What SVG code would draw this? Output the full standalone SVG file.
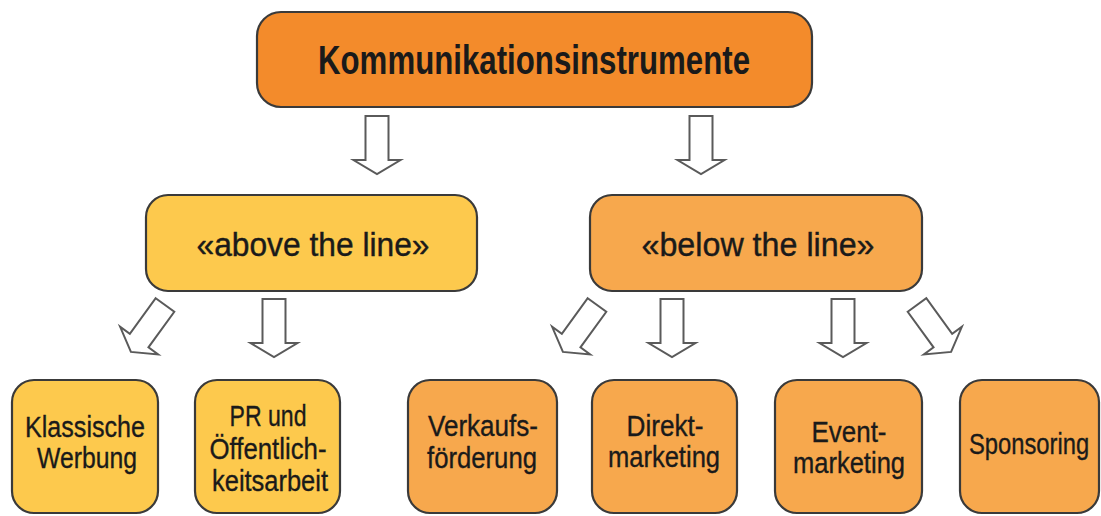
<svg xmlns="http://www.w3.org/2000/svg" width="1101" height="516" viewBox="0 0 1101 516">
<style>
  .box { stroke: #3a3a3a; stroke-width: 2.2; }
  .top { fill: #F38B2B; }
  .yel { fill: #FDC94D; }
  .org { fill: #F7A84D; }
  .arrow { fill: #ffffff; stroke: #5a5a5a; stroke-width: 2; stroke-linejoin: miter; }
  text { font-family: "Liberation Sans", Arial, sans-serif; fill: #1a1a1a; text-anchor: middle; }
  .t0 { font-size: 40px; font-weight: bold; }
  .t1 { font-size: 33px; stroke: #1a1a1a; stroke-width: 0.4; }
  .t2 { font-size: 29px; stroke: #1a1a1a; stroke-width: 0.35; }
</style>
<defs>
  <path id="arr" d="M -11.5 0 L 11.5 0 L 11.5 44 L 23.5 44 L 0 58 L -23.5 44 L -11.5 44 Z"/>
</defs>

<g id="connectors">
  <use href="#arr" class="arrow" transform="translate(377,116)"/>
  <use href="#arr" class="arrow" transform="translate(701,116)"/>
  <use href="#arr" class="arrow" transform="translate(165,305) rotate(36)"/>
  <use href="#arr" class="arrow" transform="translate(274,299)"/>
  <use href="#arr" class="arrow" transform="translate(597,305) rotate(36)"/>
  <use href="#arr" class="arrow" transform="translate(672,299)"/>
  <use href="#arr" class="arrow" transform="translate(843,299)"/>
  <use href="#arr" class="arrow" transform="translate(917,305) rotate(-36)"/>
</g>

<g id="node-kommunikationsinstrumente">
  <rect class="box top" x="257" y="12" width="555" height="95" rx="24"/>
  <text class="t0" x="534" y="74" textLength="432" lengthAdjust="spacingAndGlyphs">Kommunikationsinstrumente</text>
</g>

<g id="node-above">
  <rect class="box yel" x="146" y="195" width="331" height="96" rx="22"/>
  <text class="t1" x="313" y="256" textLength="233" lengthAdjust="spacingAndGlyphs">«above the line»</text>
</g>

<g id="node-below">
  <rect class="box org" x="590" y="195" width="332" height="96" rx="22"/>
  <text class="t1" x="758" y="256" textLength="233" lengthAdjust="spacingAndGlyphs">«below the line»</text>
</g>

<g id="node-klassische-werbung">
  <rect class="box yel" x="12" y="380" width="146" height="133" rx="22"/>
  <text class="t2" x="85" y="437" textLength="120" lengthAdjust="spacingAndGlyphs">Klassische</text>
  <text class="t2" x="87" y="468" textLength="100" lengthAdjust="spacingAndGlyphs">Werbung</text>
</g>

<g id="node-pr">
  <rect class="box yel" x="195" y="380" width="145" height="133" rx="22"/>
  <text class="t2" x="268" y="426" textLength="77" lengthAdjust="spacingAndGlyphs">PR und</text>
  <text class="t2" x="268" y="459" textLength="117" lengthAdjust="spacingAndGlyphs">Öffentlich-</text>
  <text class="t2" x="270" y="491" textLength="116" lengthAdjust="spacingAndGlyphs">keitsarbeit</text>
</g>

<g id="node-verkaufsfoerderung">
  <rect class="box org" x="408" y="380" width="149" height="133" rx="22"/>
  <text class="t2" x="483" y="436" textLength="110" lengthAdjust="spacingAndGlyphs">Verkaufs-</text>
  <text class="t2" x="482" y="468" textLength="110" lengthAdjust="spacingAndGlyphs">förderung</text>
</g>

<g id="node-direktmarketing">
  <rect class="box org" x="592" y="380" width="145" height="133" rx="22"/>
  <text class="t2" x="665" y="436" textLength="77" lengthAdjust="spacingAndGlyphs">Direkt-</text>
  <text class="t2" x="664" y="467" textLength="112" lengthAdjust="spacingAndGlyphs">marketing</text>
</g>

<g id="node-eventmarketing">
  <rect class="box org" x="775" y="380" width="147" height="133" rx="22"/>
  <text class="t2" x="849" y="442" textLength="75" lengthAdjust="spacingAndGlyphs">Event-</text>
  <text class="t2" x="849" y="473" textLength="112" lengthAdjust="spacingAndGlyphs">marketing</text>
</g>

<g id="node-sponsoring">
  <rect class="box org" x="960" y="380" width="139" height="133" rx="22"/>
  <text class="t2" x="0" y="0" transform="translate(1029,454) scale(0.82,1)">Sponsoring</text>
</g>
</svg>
○ ○ ○ ○ ○ ○ ○
#### WORK REQUIRED:
Copy out the whole listing exactly, and don't carry over any pictures.

#### FINAL RESULT:
What SVG code would draw this? Output the full standalone SVG file.
<svg xmlns="http://www.w3.org/2000/svg" width="1101" height="516" viewBox="0 0 1101 516">
<style>
  .box { stroke: #3a3a3a; stroke-width: 2.2; }
  .top { fill: #F38B2B; }
  .yel { fill: #FDC94D; }
  .org { fill: #F7A84D; }
  .arrow { fill: #ffffff; stroke: #5a5a5a; stroke-width: 2; stroke-linejoin: miter; }
  text { font-family: "Liberation Sans", Arial, sans-serif; fill: #1a1a1a; text-anchor: middle; }
  .t0 { font-size: 40px; font-weight: bold; }
  .t1 { font-size: 33px; stroke: #1a1a1a; stroke-width: 0.4; }
  .t2 { font-size: 29px; stroke: #1a1a1a; stroke-width: 0.35; }
</style>
<defs>
  <path id="arr" d="M -11.5 0 L 11.5 0 L 11.5 44 L 23.5 44 L 0 58 L -23.5 44 L -11.5 44 Z"/>
</defs>

<g id="connectors">
  <use href="#arr" class="arrow" transform="translate(377,116)"/>
  <use href="#arr" class="arrow" transform="translate(701,116)"/>
  <use href="#arr" class="arrow" transform="translate(165,305) rotate(36)"/>
  <use href="#arr" class="arrow" transform="translate(274,299)"/>
  <use href="#arr" class="arrow" transform="translate(597,305) rotate(36)"/>
  <use href="#arr" class="arrow" transform="translate(672,299)"/>
  <use href="#arr" class="arrow" transform="translate(843,299)"/>
  <use href="#arr" class="arrow" transform="translate(917,305) rotate(-36)"/>
</g>

<g id="node-kommunikationsinstrumente">
  <rect class="box top" x="257" y="12" width="555" height="95" rx="24"/>
  <text class="t0" x="534" y="74" textLength="432" lengthAdjust="spacingAndGlyphs">Kommunikationsinstrumente</text>
</g>

<g id="node-above">
  <rect class="box yel" x="146" y="195" width="331" height="96" rx="22"/>
  <text class="t1" x="313" y="256" textLength="233" lengthAdjust="spacingAndGlyphs">«above the line»</text>
</g>

<g id="node-below">
  <rect class="box org" x="590" y="195" width="332" height="96" rx="22"/>
  <text class="t1" x="758" y="256" textLength="233" lengthAdjust="spacingAndGlyphs">«below the line»</text>
</g>

<g id="node-klassische-werbung">
  <rect class="box yel" x="12" y="380" width="146" height="133" rx="22"/>
  <text class="t2" x="85" y="437" textLength="120" lengthAdjust="spacingAndGlyphs">Klassische</text>
  <text class="t2" x="87" y="468" textLength="100" lengthAdjust="spacingAndGlyphs">Werbung</text>
</g>

<g id="node-pr">
  <rect class="box yel" x="195" y="380" width="145" height="133" rx="22"/>
  <text class="t2" x="268" y="426" textLength="77" lengthAdjust="spacingAndGlyphs">PR und</text>
  <text class="t2" x="268" y="459" textLength="117" lengthAdjust="spacingAndGlyphs">Öffentlich-</text>
  <text class="t2" x="270" y="491" textLength="116" lengthAdjust="spacingAndGlyphs">keitsarbeit</text>
</g>

<g id="node-verkaufsfoerderung">
  <rect class="box org" x="408" y="380" width="149" height="133" rx="22"/>
  <text class="t2" x="483" y="436" textLength="110" lengthAdjust="spacingAndGlyphs">Verkaufs-</text>
  <text class="t2" x="482" y="468" textLength="110" lengthAdjust="spacingAndGlyphs">förderung</text>
</g>

<g id="node-direktmarketing">
  <rect class="box org" x="592" y="380" width="145" height="133" rx="22"/>
  <text class="t2" x="665" y="436" textLength="77" lengthAdjust="spacingAndGlyphs">Direkt-</text>
  <text class="t2" x="664" y="467" textLength="112" lengthAdjust="spacingAndGlyphs">marketing</text>
</g>

<g id="node-eventmarketing">
  <rect class="box org" x="775" y="380" width="147" height="133" rx="22"/>
  <text class="t2" x="849" y="442" textLength="75" lengthAdjust="spacingAndGlyphs">Event-</text>
  <text class="t2" x="849" y="473" textLength="112" lengthAdjust="spacingAndGlyphs">marketing</text>
</g>

<g id="node-sponsoring">
  <rect class="box org" x="960" y="380" width="139" height="133" rx="22"/>
  <text class="t2" x="0" y="0" transform="translate(1029,454) scale(0.82,1)">Sponsoring</text>
</g>
</svg>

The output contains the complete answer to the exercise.